Learning discriminative update adaptive spatial-temporal regularized correlation filter for RGB-T tracking

Abstract

The RGB-T trackers based on correlation filter framework have been extensively investigated for that they can track targets more accurately in most complex scenes. However, the performance of these trackers is limited when facing some specific challenging scenarios, such as occlusion and background clutter. For different tracking targets, most of these trackers utilize fixed regularization constraint to build the filter model, which is obviously unreasonable to effectively present the appearance changes and characteristics of a specific target.
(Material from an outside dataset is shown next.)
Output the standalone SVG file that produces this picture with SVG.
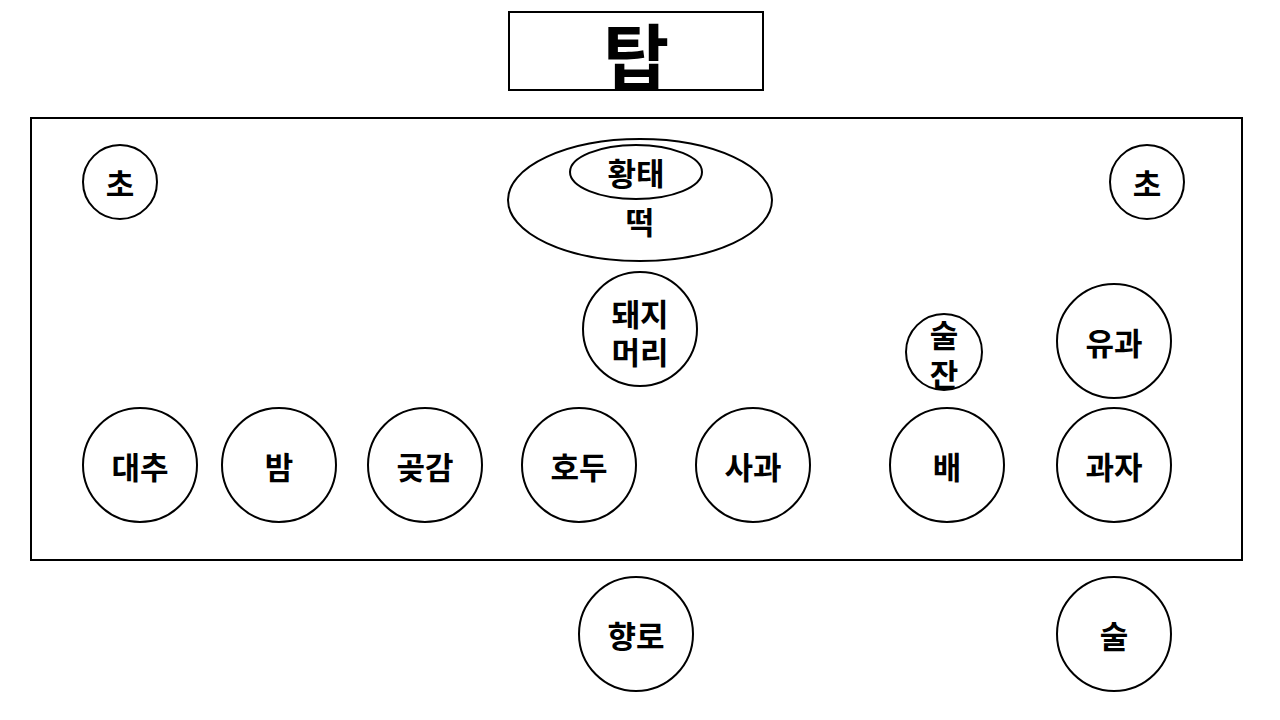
<svg xmlns="http://www.w3.org/2000/svg" width="1280" height="720" viewBox="0 0 1280 720">
<style>
.s{fill:#fff;stroke:#000;stroke-width:2}
.t{font-family:"Noto Sans CJK KR","Noto Sans",sans-serif;font-weight:bold;font-size:31px;fill:#000;text-anchor:middle;dominant-baseline:central}
</style>
<rect width="1280" height="720" fill="#fff"/>
<g id="title"><rect class="s" x="509" y="12" width="254" height="78"/><text class="t" x="636" y="52" style="font-size:72px">탑</text></g>
<g id="table"><rect class="s" x="31" y="118" width="1211" height="442"/></g>
<g id="cho-left"><circle class="s" cx="120" cy="182" r="37"/><text class="t" x="120" y="182">초</text></g>
<g id="cho-right"><circle class="s" cx="1147" cy="182" r="37"/><text class="t" x="1147" y="182">초</text></g>
<g id="tteok"><ellipse class="s" cx="640" cy="200" rx="132" ry="61"/><text class="t" x="640" y="220">떡</text></g>
<g id="hwangtae"><ellipse class="s" cx="636" cy="172" rx="66" ry="27"/><text class="t" x="636" y="171">황태</text></g>
<g id="dwaeji"><circle class="s" cx="640" cy="329" r="57"/><text class="t" x="640" y="312">돼지</text><text class="t" x="640" y="350">머리</text></g>
<g id="suljan"><circle class="s" cx="944" cy="352" r="38"/><text class="t" x="944" y="333">술</text><text class="t" x="944" y="372">잔</text></g>
<g id="yugwa"><circle class="s" cx="1114" cy="341" r="57"/><text class="t" x="1114" y="341">유과</text></g>
<g id="daechu"><circle class="s" cx="140" cy="465" r="57"/><text class="t" x="140" y="465">대추</text></g>
<g id="bam"><circle class="s" cx="279" cy="465" r="57"/><text class="t" x="279" y="465">밤</text></g>
<g id="gotgam"><circle class="s" cx="425" cy="465" r="57"/><text class="t" x="425" y="465">곶감</text></g>
<g id="hodu"><circle class="s" cx="579" cy="465" r="57"/><text class="t" x="579" y="465">호두</text></g>
<g id="sagwa"><circle class="s" cx="753" cy="465" r="57"/><text class="t" x="753" y="465">사과</text></g>
<g id="bae"><circle class="s" cx="947" cy="465" r="57"/><text class="t" x="947" y="465">배</text></g>
<g id="gwaja"><circle class="s" cx="1114" cy="465" r="57"/><text class="t" x="1114" y="465">과자</text></g>
<g id="hyangro"><circle class="s" cx="636" cy="634" r="57"/><text class="t" x="636" y="634">향로</text></g>
<g id="sul"><circle class="s" cx="1114" cy="634" r="57"/><text class="t" x="1114" y="634">술</text></g>
<g id="connectors"></g>
</svg>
In addition, they adopt a simple model update mechanism based on linear interpolation, which can easily lead to model degradation in challenging scenarios, resulting in tracker drift. To solve the above problems, we propose a novel adaptive spatial-temporal regularized correlation filter model to learn an appropriate regularization for achieving robust tracking and a relative peak discriminative method for model updating to avoid the model degradation. Besides, to make better integrate the unique advantages of the two modes and adapt the changing appearance of the target, an adaptive weighting ensemble scheme and a multi-scale search mechanism are adopted, respectively. To optimize the proposed model, we designed an efficient ADMM algorithm, which greatly improved the efficiency. Extensive experiments have been carried out on two available datasets, RGBT234 and RGBT210, and the experimental results indicate that the tracker proposed by us performs favorably in both accuracy and robustness against the state-of-the-art RGB-T trackers.